Official Name: | Friskney Eaudyke |
Static Image Name: | Wesleyan Centenary Chapel, Friskney, Lincs - geograph.org.uk - 86059.jpg |
Static Image Caption: | Wesleyan Centenary Chapel, Friskney Eaudyke |
Country: | England |
Region: | East Midlands |
Population: | 1,563 |
Os Grid Reference: | TF473559 |
Coordinates: | 53.0801°N 0.1989°W |
Post Town: | BOSTON |
Postcode Area: | PE |
Postcode District: | PE22 |
Dial Code: | 01754 |
Civil Parish: | Friskney |
London Distance Mi: | 105 |
London Direction: | S |
Friskney Eaudyke is a settlement in the civil parish of Friskney, and the East Lindsey district of Lincolnshire, England.
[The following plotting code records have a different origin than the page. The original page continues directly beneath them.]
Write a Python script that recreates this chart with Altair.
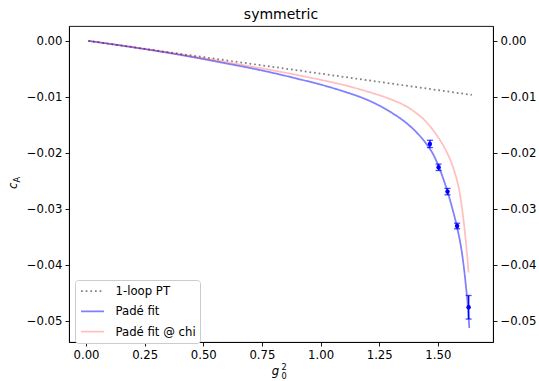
import altair as alt
import pandas as pd

# 1-loop perturbation theory: straight line in g0^2
pt_g2 = [0.010, 1.645]
pt_ca = [-0.00006, -0.0097]

# Padé fit to the non-perturbative data
pade_g2 = [0.010, 0.10, 0.20, 0.30, 0.40, 0.50, 0.60, 0.70, 0.80, 0.90,
           1.00, 1.10, 1.20, 1.25, 1.30, 1.35, 1.40, 1.45, 1.48, 1.50,
           1.52, 1.54, 1.56, 1.58, 1.60, 1.61, 1.62, 1.628, 1.634]
pade_ca = [-0.00006, -0.00058, -0.00120, -0.00185, -0.00255, -0.00330,
           -0.00410, -0.00490, -0.00580, -0.00680, -0.00785, -0.00910,
           -0.01060, -0.01160, -0.01280, -0.01420, -0.01600, -0.01840,
           -0.02030, -0.02210, -0.02430, -0.02680, -0.02970, -0.03300,
           -0.03720, -0.04020, -0.04400, -0.04750, -0.05130]

# Padé fit evaluated at chi
chi_g2 = [0.010, 0.10, 0.20, 0.30, 0.40, 0.50, 0.60, 0.70, 0.80, 0.90,
          1.00, 1.10, 1.20, 1.30, 1.35, 1.40, 1.45, 1.50, 1.54, 1.57,
          1.59, 1.60, 1.61, 1.62, 1.631]
chi_ca = [-0.00006, -0.00057, -0.00117, -0.00180, -0.00245, -0.00315,
          -0.00385, -0.00460, -0.00535, -0.00615, -0.00700, -0.00795,
          -0.00910, -0.01050, -0.01140, -0.01270, -0.01450, -0.01720,
          -0.02010, -0.02330, -0.02650, -0.02900, -0.03230, -0.03620,
          -0.04140]

# Non-perturbative determinations with errors
lat_g2 = [1.466, 1.503, 1.541, 1.582, 1.631]
lat_ca = [-0.01845, -0.02262, -0.02696, -0.0331, -0.0476]
lat_err = [0.00065, 0.00057, 0.00057, 0.0005, 0.0021]

series_names = ["1-loop PT", "Padé fit", "Padé fit @ chi"]
series_colors = ["#808080", "rgba(0,0,255,0.5)", "rgba(255,0,0,0.25)"]
series_dash = [[1.75, 2.9], [1, 0], [1, 0]]
series_width = [1.75, 1.75, 1.4]

x_ticks = [0.0, 0.25, 0.5, 0.75, 1.0, 1.25, 1.5]
y_ticks = [0.0, -0.01, -0.02, -0.03, -0.04, -0.05]

FONT = "DejaVu Sans"

lines_df = pd.concat([
    pd.DataFrame({"g2": pt_g2, "ca": pt_ca, "series": series_names[0]}),
    pd.DataFrame({"g2": pade_g2, "ca": pade_ca, "series": series_names[1]}),
    pd.DataFrame({"g2": chi_g2, "ca": chi_ca, "series": series_names[2]}),
], ignore_index=True)

lat_df = pd.DataFrame({"g2": lat_g2, "ca": lat_ca, "err": lat_err})

x_scale = alt.Scale(domain=[-0.0725, 1.735], nice=False, zero=False)
y_scale = alt.Scale(domain=[-0.0538, 0.0026], nice=False, zero=False)

x_axis = alt.Axis(values=x_ticks, format=".2f", title=None, grid=False)
y_axis_left = alt.Axis(values=y_ticks, format=".2f", title=None, grid=False, orient="left")
y_axis_right = alt.Axis(values=y_ticks, format=".2f", title=None, grid=False, orient="right")

# legend handles: a horizontal stroke twice as long as the symbol box
legend = alt.Legend(
    title=None, orient="none", legendX=6, legendY=254,
    symbolType="M-2,0H2", symbolSize=132, symbolStrokeWidth=1.75,
    symbolOffset=6.5,
    labelFont=FONT, labelFontSize=11.7, labelColor="black",
    fillColor="white", strokeColor="#cccccc", cornerRadius=3,
    padding=4, rowPadding=6.3, labelOffset=16,
)

X = alt.X("g2:Q", scale=x_scale, axis=x_axis)

lines = alt.Chart(lines_df).mark_line(interpolate="monotone").encode(
    x=X,
    y=alt.Y("ca:Q", scale=y_scale, axis=y_axis_left),
    color=alt.Color("series:N", scale=alt.Scale(domain=series_names, range=series_colors), legend=legend),
    strokeDash=alt.StrokeDash("series:N", scale=alt.Scale(domain=series_names, range=series_dash), legend=legend),
    strokeWidth=alt.StrokeWidth("series:N", scale=alt.Scale(domain=series_names, range=series_width), legend=None),
)

lat_base = alt.Chart(lat_df).transform_calculate(
    lo="datum.ca - datum.err", hi="datum.ca + datum.err"
)

err_rules = lat_base.mark_rule(color="#0000ff", strokeWidth=1.5).encode(
    x=X, y=alt.Y("lo:Q", scale=y_scale), y2="hi:Q"
)
cap_lo = lat_base.mark_tick(color="#0000ff", orient="horizontal", size=6, thickness=1.3).encode(
    x=X, y=alt.Y("lo:Q", scale=y_scale)
)
cap_hi = lat_base.mark_tick(color="#0000ff", orient="horizontal", size=6, thickness=1.3).encode(
    x=X, y=alt.Y("hi:Q", scale=y_scale)
)
points = alt.Chart(lat_df).mark_point(filled=True, color="#0000ff", size=20, opacity=1).encode(
    x=X, y=alt.Y("ca:Q", scale=y_scale)
)

# Title and axis titles (with sub/superscripts) composed from text pieces
one = pd.DataFrame({"k": [0]})


def label(txt, x, y, size, italic=False, angle=0, align="center"):
    return alt.Chart(one).mark_text(
        text=txt, font=FONT, fontSize=size, fontStyle="italic" if italic else "normal",
        align=align, baseline="alphabetic", angle=angle, color="black",
    ).encode(x=alt.value(x), y=alt.value(y))


title = label("symmetric", 212, -7, 14)
ylab_c = label("c", -52.3, 163, 11.7, italic=True, angle=270, align="left")
ylab_A = label("A", -49.3, 156.5, 8.2, angle=270, align="left")
xlab_g = label("g", 206.5, 348.5, 11.7, italic=True)
xlab_2 = label("2", 212.5, 344, 8.2, align="left")
xlab_0 = label("0", 212.5, 353.3, 8.2, align="left")

right_axis = alt.Chart(lat_df).mark_point(opacity=0).encode(
    x=X, y=alt.Y("ca:Q", scale=y_scale, axis=y_axis_right)
)

inner = alt.layer(lines, err_rules, cap_lo, cap_hi, points,
                  title, ylab_c, ylab_A, xlab_g, xlab_2, xlab_0)

chart = alt.layer(inner, right_axis).resolve_scale(y="independent").properties(
    width=424, height=316,
    padding={"left": 69, "top": 26, "right": 46, "bottom": 39},
    autosize="none",
).configure_view(
    stroke="black", strokeWidth=0.9
).configure_axis(
    labelFont=FONT, labelFontSize=11.7, labelColor="black",
    tickColor="black", domainColor="black", tickSize=4, tickWidth=0.9,
    domainWidth=0.9, labelPadding=3,
)

chart.save("out.html", embed_options={"renderer": "svg", "actions": False})
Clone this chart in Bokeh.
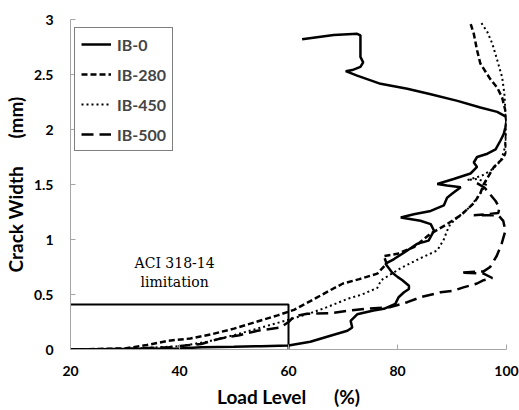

It is 11miles north-east from Boston and 30miles east-southeast from the city and county town of Lincoln.
Friskney Eaudyke is 1miles east from the parish village of Friskney, and the same distance north-east from the parish hamlet of Fold Hill. The A52 road, which runs locally from Boston to Skegness, is 800yd south-east.[1] The settlement is centred on the northwest-to-southeast Eau Dyke Road, between Low Road at the north-west and the staggered junction with Sickling Lane and Chapel Lane at the south-east. Friskney Eaudyke comprises detached and semidetached houses, farms with associated buildings, a farm produce distribution company, a balloon supply & event company, a garage services company, and Grade II listed buildings.[1]
The listed Bridge Farmhouse, a late 18th-century two-storey red brick house, is on Low Road south from the junction with Eau Dyke Road. Over the junction and further north on Low Road is Ash Tree Farmhouse, a mid-18th to mid-19th-century gabled red brick house. At the north on Mill Lane off Low Road, and near the border with Wainfleet St Mary, is Hoyle's Windmill, of three-storeys and today converted to a storehouse by the addition of an attached building. Largely early 19th-century, it dates from 1730.[2] At the south-west on Chapel Lane is the Grade II* listed 19th-century red brick Wesleyan Centenary Chapel, dating to 1839.[3]
In 1871 "Ancient British" pottery, and fragments of bone were found by workmen on Eaudyke Road at the south-east of the settlement.[4] Kelly's Directory in 1885 noted the 1871 archeological finds by workmen as they were building the infants' school at 'Eaudyke'. The directory records a schoolmistress, and the Wesleyan chapel which it said was built in 1832.[5] The listed trades at 'Eaudyke' in the 1933 Kelly's Directory included five farmers, a potato merchant, a saddler, a beer retailer, a shopkeeper, a grocer, a butcher, a baker, and a motor engineer.[6]